Bravo!  Well said, say I.

Yet, in his books, Forsyth has no hesitation in demonizing Saddam, and his ilk.  It's an interesting contradiction.

Like The Afghan and The Fist of God, the premise of The Kill List relies on a savage depiction of evil plotting in the North Africa and the Middle East.  The Bad Guy in the story is a radical Moslem who posts videos on the internet urging the faithful to go out and slaughter the infidel, in silver-tongued "sermons" that are delivered in perfect English, and succeed all too well.  He is known as The Preacher, while the Good Guy is an elite soldier, known as The Tracker, who is given the job of hunting him down.  It is no spoiler if I tell you that after a lot of detective work and dashing about exotic parts of the world, he does manage to nail him (with the enthusiastic contribution of a squad of ultra-elite British soldiers) because its the unfolding of the hunt that keeps the pages turning.  Vintage Forsyth, it is so studded with acronyms that some of the pages look like alphabet soup, and is replete with well-researched facts; the characters (save, mystifying, one important fellow who is the hostage who must be saved at all costs) are described in such intricate detail that you almost get to know them, despite the utter lack of character development; it is topical and interesting, and taken altogether it is a bloody good read.

And, quite wonderfully, the author grabs the chance to have a stab at another conscienceless rightwing politician -- of the US variety, this time.  I quote from page 48.  (If you are as ignorant as I was when I started this book, you will appreciate me telling you that J-SOC is the Joint Special Ops Command.)

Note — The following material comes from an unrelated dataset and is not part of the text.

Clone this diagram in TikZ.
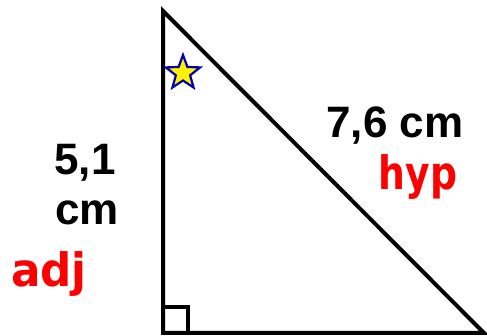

"The first transformer of J-SOC was Defense Secretary Donald Rumsfeld.  This ruthless and power-hungry Washington insider was resentful of the power and privileges of the CIA.  Under its charter the Agency needed to be answerable only to the President, not Congress. With its SAD units it could conduct covert and lethal operations abroad on the Director's say-so. That was power, real power, and Secretary Rumsfeld was determined to have it.  But the Pentagon is very much subject to Congress and its limitless capacity for interference.

"Rumsfeld needed a weapon outside Congress's over-sight if he was ever to rival George Tenet, Director of the CIA. A completely transformed J-SOC became that weapon.

"With the agreement of President George W. Bush, J-SOC expanded and expanded, in size, budget and powers.  it absorbed all the Special Forces of the state.  They included Team Six of the SEALs (who would later kill Osama bin Laden), the DELTA Force or D-Boys drawn from the Green Berets, the 75th Ranger Regiment, the Air Force's Special Ops Aviation Regiment (the Night Stalkers, long-range helicopters) and others.  It also gobbled up TOSA."

Don't ask me what TOSA stands for.  But, according to Forsyth, it is "the very small department, based in Northern Virginia, tasked with hunting down those terrorists who seek to hide themselves from American retributive justice."

Does it exist?  I haven't a clue.  But I bet Forsyth has fun imagining it commissioning a Good Guy (who is an elite soldier, of course) to wreak "retributive justice" on a few well-chosen political figures.